I kind of feel that it doesn’t actually matter what I write here, as regardless of the overall quality of this adaption of Osman’s cherished novel, the Netflix model will probably announce this a success and start churning out sequels to The Thursday Murder Club as soon as they possibly can. It makes a certain amount of sense considering that there’s three more books ripe for the adapting with a fourth on the way thus meaning that a full blown franchise is all but inevitable (health of the actors permitting). However, while I don’t have prior experience of the books to draw from, I have to feel that both Chris Columbus and Amblin Entertainment has played things frustratingly safe and have tried to add a tried and true template to the series-to-be that actually sells it short. Simply put, Chris Columbus has taken the first book and essentially tried to make Harry Potter for old people.
I’ve never been overly fond of the super-twee world he fashioned out of Harry Potter, but I’ll admit that the ludicrously old fashioned version of England that he created made a certain amount of sense in regards to world-building a universe full of wizards, dark lords and school uniform. However, when trying to port over a slightly more mature version of a fantastical quaint UK, he kind of ends up creating a movie so safe and inoffensive, it loses virtually all of its identity. It also feels like Columbus and Netflix has set out to make a film about old people, directly for old people, which actually feels like its betraying the material and everything a film version could have achieved. Yes, of course people north of 65 deserve to have movies made about them, but surely you would have been more of a service if you’d targeted your murder mystery at a wider age group and given it the unpredictable vitality the characters in the film supposedly possess.

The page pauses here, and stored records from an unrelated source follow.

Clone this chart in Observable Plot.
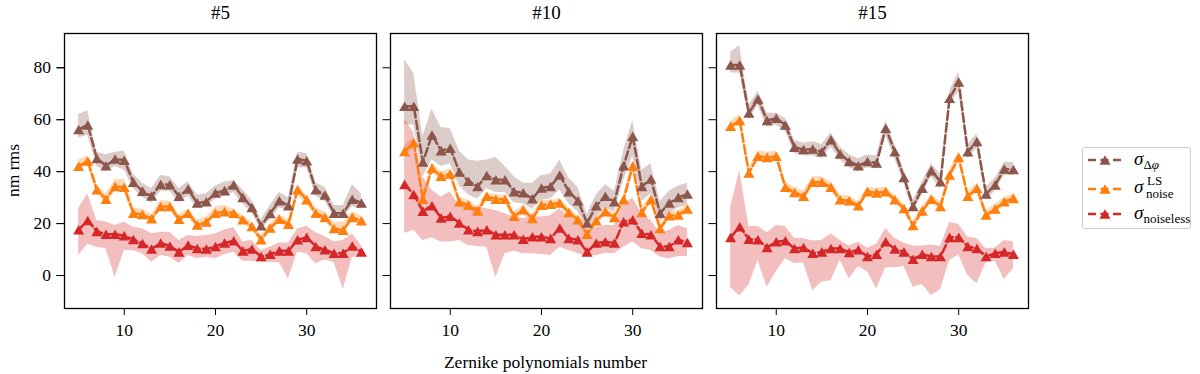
<!DOCTYPE html>
<html>
<head>
<meta charset="utf-8">
<script src="https://cdn.jsdelivr.net/npm/d3@7"></script>
<script src="https://cdn.jsdelivr.net/npm/@observablehq/plot@0.6"></script>
<style>
  html, body { margin: 0; padding: 0; background: #fff; }
  #wrap { position: relative; width: 1200px; height: 374px; font-family: "Liberation Serif", "DejaVu Serif", serif; }
  #legend { position: absolute; left: 0; top: 0; }
</style>
</head>
<body>
<div id="wrap"></div>
<script>
// ---- data ----
const zernike = [5,6,7,8,9,10,11,12,13,14,15,16,17,18,19,20,21,22,23,24,25,26,27,28,29,30,31,32,33,34,35,36];
const panels = ["#5", "#10", "#15"];
const seriesNames = ["dphi", "noiseLS", "noiseless"];
const seriesColors = ["#8c564b", "#ff7f0e", "#d62728"];
const yTicks = [0, 20, 40, 60, 80];
const xTicks = [10, 20, 30];
const xLabel = "Zernike polynomials number";
const yLabel = "nm rms";

// panel #5
const dphi5   = [56.2,58.0,45.1,42.3,44.9,44.4,35.9,32.5,30.6,35.1,35.0,30.5,33.3,27.9,28.4,31.8,32.7,34.9,30.1,26.2,19.2,23.9,28.8,26.9,44.9,44.2,33.0,31.0,24.0,24.0,29.4,27.9];
const dphi5Hi = [62.0,63.5,47.5,46.5,47.5,48.0,39.0,35.5,33.5,38.5,38.0,33.5,36.0,31.0,31.5,34.5,36.0,36.5,33.0,29.0,21.5,27.0,32.0,30.0,47.5,47.0,35.5,34.0,27.0,27.0,35.0,31.5];
const dphi5Lo = [53.0,54.0,42.0,40.0,42.0,40.5,33.5,30.0,28.0,32.5,32.5,28.0,30.5,26.0,26.5,29.5,30.5,32.0,27.5,24.0,17.5,21.5,26.0,25.0,41.5,41.5,30.5,28.5,22.5,22.5,26.5,25.5];
const ls5     = [42.1,44.1,33.0,29.4,34.3,34.0,24.0,23.5,21.9,26.6,26.6,21.7,24.0,19.5,20.6,24.0,24.6,24.0,21.5,18.9,13.8,18.3,21.7,19.8,33.0,29.2,24.0,22.4,18.1,17.4,22.4,21.1];
const ls5Hi   = [44.5,46.0,35.0,31.5,37.0,37.0,26.0,25.5,23.5,29.0,28.5,23.5,25.5,21.5,22.5,26.5,27.0,25.5,23.0,20.5,15.5,20.0,23.5,21.5,35.0,31.0,26.0,24.5,20.5,20.5,24.5,23.0];
const ls5Lo   = [40.5,42.5,31.5,27.5,32.5,32.0,22.5,22.0,20.5,25.0,25.0,20.0,22.5,18.0,19.0,22.5,23.0,22.5,20.0,17.5,12.5,17.0,20.0,18.5,31.0,27.5,22.5,21.0,17.0,16.0,21.0,19.5];
const nl5     = [17.6,21.2,17.0,15.9,15.9,15.3,13.9,12.3,10.2,12.5,11.4,9.1,11.7,10.4,10.2,11.2,12.5,13.4,9.5,10.2,7.3,8.2,9.5,9.5,13.8,14.7,11.2,9.9,8.6,8.6,11.4,9.1];
const nl5Hi   = [25.7,31.5,21.2,20.6,19.3,20.6,18.6,18.0,16.1,16.7,16.7,13.5,15.4,15.0,15.4,16.0,17.5,18.5,13.0,13.5,9.6,11.0,12.5,12.5,18.0,19.0,16.5,15.0,13.0,13.5,16.0,11.6];
const nl5Lo   = [7.7,12.0,10.9,10.3,-0.8,9.6,9.6,8.4,5.1,7.7,7.0,4.6,7.7,6.5,7.0,6.5,8.0,9.0,5.5,5.5,5.1,5.0,5.0,-1.3,9.0,8.4,4.5,6.0,5.0,-5.3,7.0,7.0];

// panel #10
const dphi10   = [65.2,65.2,43.7,54.1,48.1,49.0,39.9,36.3,34.3,38.5,36.9,36.9,32.3,31.9,29.6,33.7,34.3,38.7,32.3,28.8,20.2,26.9,30.5,28.4,42.3,53.6,34.3,37.2,24.0,27.9,30.1,31.4];
const dphi10Hi = [83.2,77.8,53.5,64.0,57.0,56.6,48.0,44.5,44.0,44.5,45.5,42.0,38.0,35.5,35.5,38.5,39.0,44.5,37.5,34.0,23.5,31.0,35.0,32.5,48.0,59.8,40.5,43.0,28.5,32.5,34.5,35.5];
const dphi10Lo = [58.0,58.0,38.0,44.5,42.0,43.0,34.5,31.0,29.5,33.5,32.0,32.0,28.0,27.5,25.5,29.0,29.5,33.0,27.5,24.5,17.5,22.5,26.0,24.5,36.5,46.0,28.5,31.5,20.5,24.0,26.0,27.0];
const ls10     = [47.8,51.1,29.4,41.3,38.2,39.1,28.4,27.1,24.9,30.5,29.4,29.4,22.8,25.3,22.0,27.1,27.5,27.9,24.3,21.5,15.9,21.1,24.6,22.4,29.2,42.2,24.3,29.2,18.1,23.0,23.3,25.6];
const ls10Hi   = [50.0,53.0,31.5,43.5,40.0,41.0,30.0,29.0,26.5,32.0,31.0,31.0,24.5,27.0,23.5,29.0,29.0,29.5,26.0,23.0,17.5,22.5,26.0,24.0,31.0,44.5,26.0,31.0,19.5,24.5,25.0,27.0];
const ls10Lo   = [46.0,49.0,27.5,39.5,36.5,37.5,26.5,25.5,23.0,29.0,28.0,28.0,21.0,23.5,20.5,25.5,26.0,26.5,22.5,20.0,14.5,19.5,23.0,21.0,27.5,40.0,22.5,27.5,16.5,21.5,22.0,24.0];
const nl10     = [35.1,31.2,24.8,26.9,22.2,22.8,20.2,17.6,17.0,17.6,15.7,15.7,15.7,14.0,14.9,14.9,14.3,18.3,14.3,13.8,9.1,12.5,13.0,12.5,20.7,21.5,16.3,15.7,11.2,11.2,13.8,12.7];
const nl10Hi   = [60.3,55.0,37.9,32.8,30.2,32.2,27.0,26.4,26.4,25.7,25.0,23.8,22.5,22.0,22.5,22.5,23.0,25.7,22.5,20.6,17.4,18.5,19.3,19.3,27.6,29.8,23.8,21.2,16.3,17.4,19.3,18.0];
const nl10Lo   = [16.3,17.4,13.5,14.5,12.9,12.9,13.5,11.6,11.2,10.9,-0.9,8.4,9.4,8.4,8.4,8.1,7.7,10.9,9.6,8.4,7.1,7.7,8.6,8.4,10.9,12.9,10.3,9.6,7.1,6.5,7.3,7.3];

// panel #15
const dphi15   = [81.1,81.1,62.6,68.0,59.7,60.6,58.0,49.4,48.5,48.7,47.7,52.3,46.8,43.9,42.3,43.9,43.3,56.7,47.7,37.8,26.6,33.6,40.4,36.1,68.3,74.5,47.7,51.6,31.4,34.9,41.0,40.8];
const dphi15Hi = [86.0,88.5,65.5,71.0,62.5,62.5,60.5,52.0,51.0,51.5,50.5,55.0,49.5,46.5,45.0,46.5,46.0,59.5,50.5,40.5,29.0,36.0,43.0,39.0,71.0,78.5,50.5,54.5,34.0,37.5,43.5,43.5];
const dphi15Lo = [78.0,78.0,60.0,65.5,57.0,58.0,55.5,47.0,46.0,46.0,45.0,49.5,44.5,41.5,40.0,41.5,41.0,54.0,45.0,35.5,24.5,31.0,38.0,33.5,65.5,71.0,45.0,49.0,29.0,32.5,38.5,38.5];
const ls15     = [57.5,59.7,39.5,45.9,45.5,45.9,34.0,32.0,30.5,35.9,35.9,34.0,29.2,28.8,26.9,32.3,31.8,32.3,29.2,25.8,19.3,24.9,29.4,26.6,38.7,45.5,30.5,33.6,23.3,25.6,28.4,29.7];
const ls15Hi   = [59.5,61.8,41.5,48.0,47.5,48.0,36.0,34.0,32.5,38.0,38.0,36.0,31.0,30.5,28.5,34.0,33.5,34.0,31.0,27.5,21.0,26.5,31.0,28.5,40.5,47.5,32.5,35.5,25.0,27.5,30.0,31.5];
const ls15Lo   = [56.0,58.0,38.0,44.5,44.0,44.5,32.5,30.5,29.0,34.5,34.5,32.5,27.5,27.5,25.5,31.0,30.5,31.0,27.5,24.5,18.0,23.5,28.0,25.0,37.0,43.5,29.0,32.0,22.0,24.0,27.0,28.5];
const nl15     = [14.7,18.8,14.0,13.8,10.8,13.0,13.4,10.4,10.8,8.6,9.1,10.4,10.4,8.9,9.9,7.3,8.2,13.0,10.2,9.1,6.3,8.2,7.3,7.3,14.7,14.7,11.2,10.4,7.3,8.6,9.1,8.2];
const nl15Hi   = [26.4,40.3,18.9,18.9,16.5,19.3,19.0,14.3,14.3,13.3,13.6,16.0,13.5,11.4,12.9,10.5,12.0,18.0,14.3,12.5,11.4,11.4,11.8,11.2,20.5,19.6,14.8,14.2,10.3,10.6,13.5,12.9];
const nl15Lo   = [-4.6,-7.9,-3.7,5.8,-4.5,1.5,6.6,4.6,4.8,-5.9,-2.5,-2.0,6.0,-1.3,3.5,1.5,-5.1,3.0,3.0,3.5,-4.5,-3.5,-7.7,-5.5,5.8,8.0,0.0,-3.2,5.0,5.5,-1.5,2.6];

// ---- build long table for Plot ----
const groups = [
  ["#5",  "dphi", dphi5, dphi5Lo, dphi5Hi], ["#5",  "noiseLS", ls5, ls5Lo, ls5Hi], ["#5",  "noiseless", nl5, nl5Lo, nl5Hi],
  ["#10", "dphi", dphi10, dphi10Lo, dphi10Hi], ["#10", "noiseLS", ls10, ls10Lo, ls10Hi], ["#10", "noiseless", nl10, nl10Lo, nl10Hi],
  ["#15", "dphi", dphi15, dphi15Lo, dphi15Hi], ["#15", "noiseLS", ls15, ls15Lo, ls15Hi], ["#15", "noiseless", nl15, nl15Lo, nl15Hi]
];
const table = [];
for (const [panel, series, v, lo, hi] of groups) {
  zernike.forEach((x, i) => table.push({panel, series, x, y: v[i], lo: lo[i], hi: hi[i]}));
}

const chart = Plot.plot({
  width: 1200,
  height: 374,
  marginLeft: 63,
  marginRight: 172,
  marginTop: 33,
  marginBottom: 66,
  style: {fontFamily: "'Liberation Serif', 'DejaVu Serif', serif", fontSize: "17px", color: "#000", background: "#fff", overflow: "visible"},
  fx: {domain: panels, paddingInner: 0.043, paddingOuter: 0, label: null},
  x: {domain: [3.45, 37.65]},
  y: {domain: [-12.7, 93.2]},
  color: {domain: seriesNames, range: seriesColors},
  marks: [
    Plot.areaY(table, {fx: "panel", x: "x", y1: "lo", y2: "hi", z: "series", fill: "series", fillOpacity: 0.3}),
    Plot.line(table, {fx: "panel", x: "x", y: "y", z: "series", stroke: "series", strokeWidth: 2.5, strokeDasharray: "8.5,3.5"}),
    Plot.dot(table, {fx: "panel", x: "x", y: "y", symbol: "triangle", fill: "series", r: 4.1, dy: 1.6}),
    Plot.frame({stroke: "#000", strokeWidth: 1.3}),
    Plot.axisX({ticks: xTicks, tickSize: 7, tickPadding: 8, label: null, fontSize: 17.5}),
    Plot.axisY({ticks: yTicks, tickSize: 7.5, tickPadding: 6, label: null, fontSize: 17.5, facetAnchor: "left"}),
    Plot.axisY({ticks: yTicks, tickSize: 7.5, tickFormat: () => "", label: null, facetAnchor: null}),
    Plot.axisFx({anchor: "top", tickSize: 0, tickPadding: 15, label: null, fontSize: 19})
  ]
});
document.getElementById("wrap").appendChild(chart);

// axis titles
const svg = d3.select(chart);
svg.append("text").attr("x", 545.5).attr("y", 368).attr("text-anchor", "middle")
  .attr("font-size", 17.5).attr("fill", "#000").text(xLabel);
svg.append("text").attr("transform", "translate(19,170.5) rotate(-90)").attr("text-anchor", "middle")
  .attr("font-size", 17.5).attr("fill", "#000").text(yLabel);

// legend
const lg = d3.select("#wrap").append("svg").attr("id", "legend").attr("width", 1200).attr("height", 374)
  .style("font-family", "'Liberation Serif', 'DejaVu Serif', serif");
lg.append("rect").attr("x", 1082.5).attr("y", 147.5).attr("width", 108).attr("height", 81)
  .attr("rx", 2).attr("fill", "#fff").attr("fill-opacity", 0.8).attr("stroke", "#ccc").attr("stroke-width", 1);
const entryY = [160, 189, 214];
const sym = d3.symbol(d3.symbolTriangle, Math.PI * 4.1 * 4.1);
seriesNames.forEach((s, i) => {
  const g = lg.append("g");
  g.append("line").attr("x1", 1088).attr("x2", 1122).attr("y1", entryY[i]).attr("y2", entryY[i])
    .attr("stroke", seriesColors[i]).attr("stroke-width", 2.5).attr("stroke-dasharray", "8,4.5");
  g.append("path").attr("d", sym()).attr("transform", `translate(1105,${entryY[i] + 1.6})`).attr("fill", seriesColors[i]);
});
// labels: σ_{Δφ}, σ^{LS}_{noise}, σ_{noiseless}
const t1 = lg.append("text").attr("x", 1134).attr("y", 165).attr("font-size", 19).attr("fill", "#000");
t1.append("tspan").attr("font-style", "italic").text("σ");
t1.append("tspan").attr("font-size", 13).attr("dy", 4).text("Δ");
t1.append("tspan").attr("font-size", 13).attr("font-style", "italic").text("φ");

const t2 = lg.append("text").attr("x", 1134).attr("y", 193).attr("font-size", 19).attr("fill", "#000");
t2.append("tspan").attr("font-style", "italic").text("σ");
lg.append("text").attr("x", 1147).attr("y", 185).attr("font-size", 13).attr("fill", "#000").text("LS");
lg.append("text").attr("x", 1146).attr("y", 198).attr("font-size", 13).attr("fill", "#000").text("noise");

const t3 = lg.append("text").attr("x", 1134).attr("y", 219).attr("font-size", 19).attr("fill", "#000");
t3.append("tspan").attr("font-style", "italic").text("σ");
t3.append("tspan").attr("font-size", 13).attr("dy", 4).text("noiseless");
</script>
</body>
</html>
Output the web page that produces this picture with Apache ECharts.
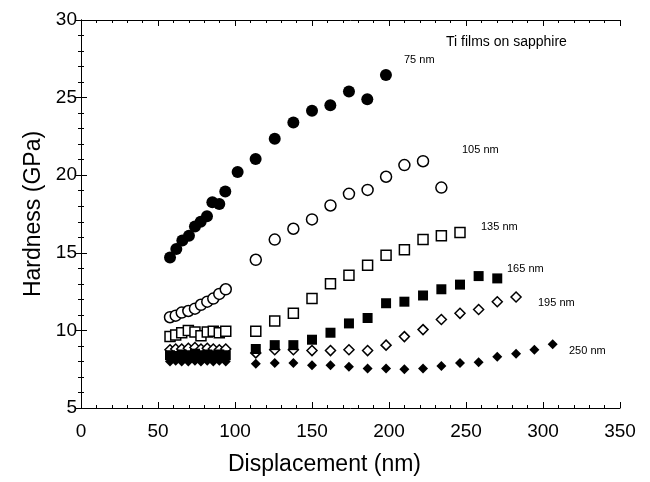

I’m not saying they had to go all Harry Brown with it and make it a gritty version of Se7en for octogenarians, but if we want people to take the elderly seriously, why keep putting them in something that’s about as exciting as an episode of midmorning television?
There’s also a sense that the film isn’t doing the characters much of a service either. Helen Mirren does well as Elizabeth by essential transporting her spy character over from Red with slightly less sex appeal and way less belt-fed machine guns, but possibly nailing the tone best is Celia Imrie’s Joyce who seems positively dizzy to be solving crimes while baking an endless number of huge cakes for people. However, the male members of the group fare noticably less well with both Ben Kingsley’s Ibrahim and Pierce Brosnan’s Ron being virtually useless when actually trying to figure anything out; fuck, Brosnan can’t even seem to figure out what accent to stick with let alone cracking a progressively complex murder case.
A supporting cast that contains such names as David Tennant, Naomi Ackie and Daniel Mays do well enough, but even they’re not enough to stop The Thursday Murder Club from falling between the cracks that exist between Knives Out and Only Murders In The Building and from what I’ve heard about the books, I’m genuinely surprised that the film isn’t funnier too, especially considering the cast involved.
Instead of mining the originality of the books, Chris Columbus instead is content to coast on the basic concept and the recognizable cast and tells a story that’s disappointingly flat and visually quite boring.

Maybe the makers were afraid that to add a bit of zip or innovation to the multiple layers of the mystery in fear of alienating an audience expecting a more sedate, age-approriate adventure. However, as the previously mentioned Only Murders In The Building has already proven, you don’t need to spoon feed the fun just because there’s a few extra wrinkles on the cast. Best call the Thursday Murder Club in, Chris Columbus just killed the excitement.